Machine Learning
Unit 5: Trends and Applications / Image Recognition
2. Image Recognition
Image Recognition is a field of computer vision that uses machine learning to identify and detect objects, people, or actions in images.
Traditional Pipeline
- Manual Feature Extraction: Using algorithms like SIFT, HOG, SURF to find edges/corners.
- Classification: Passing those features to an SVM or Random Forest.
- Limitation: Manual feature engineering is domain-specific and fragile.
Deep Learning (CNNs)
- Convolutional Layers: Automatically detect low-level features (edges).

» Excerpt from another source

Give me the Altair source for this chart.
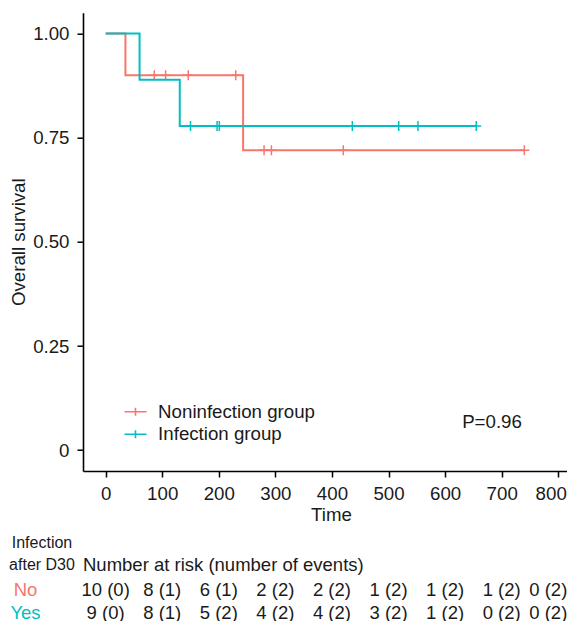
import altair as alt
import pandas as pd

groups = ["Noninfection group", "Infection group"]
colors = ["#F8766D", "#00BFC4"]

# Kaplan-Meier steps
non_step_t = [0, 35, 243, 740]
non_step_s = [1.0, 0.9, 0.72, 0.72]
inf_step_t = [0, 60, 131, 655]
inf_step_s = [1.0, 0.889, 0.778, 0.778]

# censor marks
non_cens_t = [86, 106, 146, 230, 280, 293, 420, 740]
non_cens_s = [0.9, 0.9, 0.9, 0.9, 0.72, 0.72, 0.72, 0.72]
inf_cens_t = [150, 197, 201, 436, 518, 552, 655]
inf_cens_s = [0.778, 0.778, 0.778, 0.778, 0.778, 0.778, 0.778]

# risk table
risk_times = [0, 100, 200, 300, 400, 500, 600, 700, 800]
risk_no = ["10 (0)", "8 (1)", "6 (1)", "2 (2)", "2 (2)", "1 (2)", "1 (2)", "1 (2)", "0 (2)"]
risk_yes = ["\u00a09 (0)", "8 (1)", "5 (2)", "4 (2)", "4 (2)", "3 (2)", "1 (2)", "0 (2)", "0 (2)"]

x_ticks = [0, 100, 200, 300, 400, 500, 600, 700, 800]
y_ticks = [0, 0.25, 0.5, 0.75, 1.0]

FONT = "Liberation Sans"
TXT = "#1a1a1a"
FS = 18.7
FT = 18.5

steps = pd.DataFrame(
    {"group": [groups[0]] * len(non_step_t) + [groups[1]] * len(inf_step_t),
     "t": non_step_t + inf_step_t,
     "s": non_step_s + inf_step_s,
     "o": list(range(len(non_step_t))) + list(range(len(inf_step_t)))}
)
cens = pd.DataFrame(
    {"group": [groups[0]] * len(non_cens_t) + [groups[1]] * len(inf_cens_t),
     "t": non_cens_t + inf_cens_t,
     "s": non_cens_s + inf_cens_s}
)
risk_df_no = pd.DataFrame({"t": risk_times, "label": risk_no})
risk_df_yes = pd.DataFrame({"t": risk_times, "label": risk_yes})

xscale = alt.Scale(domain=[-40, 815.4], nice=False, zero=False)
yscale = alt.Scale(domain=[-0.05, 1.05], nice=False, zero=False)

legend = alt.Legend(
    title=None, orient="none", legendX=40.5, legendY=387,
    symbolType="M-1,0H1M0,-0.36V0.36", symbolSize=484, symbolStrokeWidth=1.6,
    labelFontSize=FS, labelFont=FONT, labelColor=TXT, labelOffset=10.6,
    rowPadding=0.6, padding=0,
)
color = alt.Color("group:N", scale=alt.Scale(domain=groups, range=colors), legend=legend)

xaxis = alt.Axis(
    values=x_ticks, title="Time", grid=False, tickSize=6, tickWidth=1.5, tickColor="black",
    domainColor="black", domainWidth=1.6, labelFontSize=FS, labelFont=FONT, labelColor=TXT,
    labelPadding=7, labelFlush=10, labelFlushOffset=8,
    titleFontSize=FS, titleFont=FONT, titleColor=TXT, titleFontWeight="normal",
    titleX=248, titleY=43, titleBaseline="middle", titleAlign="center",
)
yaxis = alt.Axis(
    values=y_ticks, title="Overall survival", grid=False, tickSize=6, tickWidth=1.5,
    tickColor="black", domainColor="black", domainWidth=1.6, labelFontSize=FS, labelFont=FONT,
    labelColor=TXT, labelPadding=8,
    labelExpr="datum.value == 0 ? '0' : format(datum.value, '.2f')",
    titleFontSize=FS, titleFont=FONT, titleColor=TXT, titleFontWeight="normal",
    titleX=-65, titleY=229, titleAngle=270, titleAlign="center", titleBaseline="middle",
)

lines = alt.Chart(steps).mark_line(interpolate="step-after", strokeWidth=2).encode(
    x=alt.X("t:Q", scale=xscale, axis=xaxis),
    y=alt.Y("s:Q", scale=yscale, axis=yaxis),
    color=color,
    order="o:Q",
)
points = alt.Chart(cens).mark_point(
    shape="M-1,0H1M0,-1V1", size=100, filled=False, strokeWidth=1.5, opacity=1
).encode(
    x=alt.X("t:Q", scale=xscale),
    y=alt.Y("s:Q", scale=yscale),
    color=color,
)

def txt(text, x, y, align="center", col=TXT, fs=FT):
    return alt.Chart(pd.DataFrame({"a": [0]})).mark_text(
        text=text, align=align, baseline="middle", font=FONT, fontSize=fs, color=col
    ).encode(x=alt.value(x), y=alt.value(y))

pval = txt("P=0.96", 409, 409.3, fs=FS)
h1 = txt("Infection", -41, 530.6, fs=16)
h2 = txt("after D30", -41, 552.3, fs=16)
h3 = txt("Number at risk (number of events)", 0, 552.3, align="left")
no_lab = txt("No", -57.5, 577.3, col="#F8766D")
yes_lab = txt("Yes", -57.5, 599.8, col="#00BFC4")

def risk_row(df, y):
    inner = alt.Chart(df).transform_filter("datum.t < 800").mark_text(
        baseline="middle", align="center", font=FONT, fontSize=FT, color=TXT
    ).encode(x=alt.X("t:Q", scale=xscale), y=alt.value(y), text="label:N")
    last = alt.Chart(df).transform_filter("datum.t >= 800").mark_text(
        baseline="middle", align="center", font=FONT, fontSize=FT, color=TXT, dx=-10
    ).encode(x=alt.X("t:Q", scale=xscale), y=alt.value(y), text="label:N")
    return inner + last

row_no = risk_row(risk_df_no, 577.3)
row_yes = risk_row(risk_df_yes, 599.8)

chart = alt.layer(
    points, lines, pval, h1, h2, h3, no_lab, yes_lab, row_no, row_yes
).properties(
    width=484, height=458.3,
    autosize=alt.AutoSizeParams(type="none"),
    padding={"left": 75, "top": 4.7, "right": 0, "bottom": 150},
    background="white",
).configure_view(stroke=None)

chart.save("out.html", embed_options={"renderer": "svg", "actions": False})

- Pooling Layers: Reduce spatial dimensions.
- Fully Connected Layers: Combine features for final Softmax classification.
- Advantage: Learns features automatically from raw pixels.
Image Preprocessing Basics
- Resizing: Standardize image dimensions (e.g., 224x224).
- Normalization: Scale pixel values (0-255) down to [0,1] or [-1,1].
- Data Augmentation: Flip, rotate, or crop training images to artificially increase dataset diversity and prevent overfitting.
Deep Dive: Famous CNN Architectures
| Architecture | Year | Key Innovation |
|---|---|---|
| AlexNet | 2012 | ReLU activation, Dropout, GPU training (sparked DL boom). |
| VGGNet | 2014 | Very deep networks using only small 3x3 filters. |
| GoogLeNet | 2014 | Inception module (parallel convolutions of different sizes), 1x1 convs. |
| ResNet | 2015 | Skip/Residual connections to solve the vanishing gradient problem in ultra-deep networks (150+ layers). |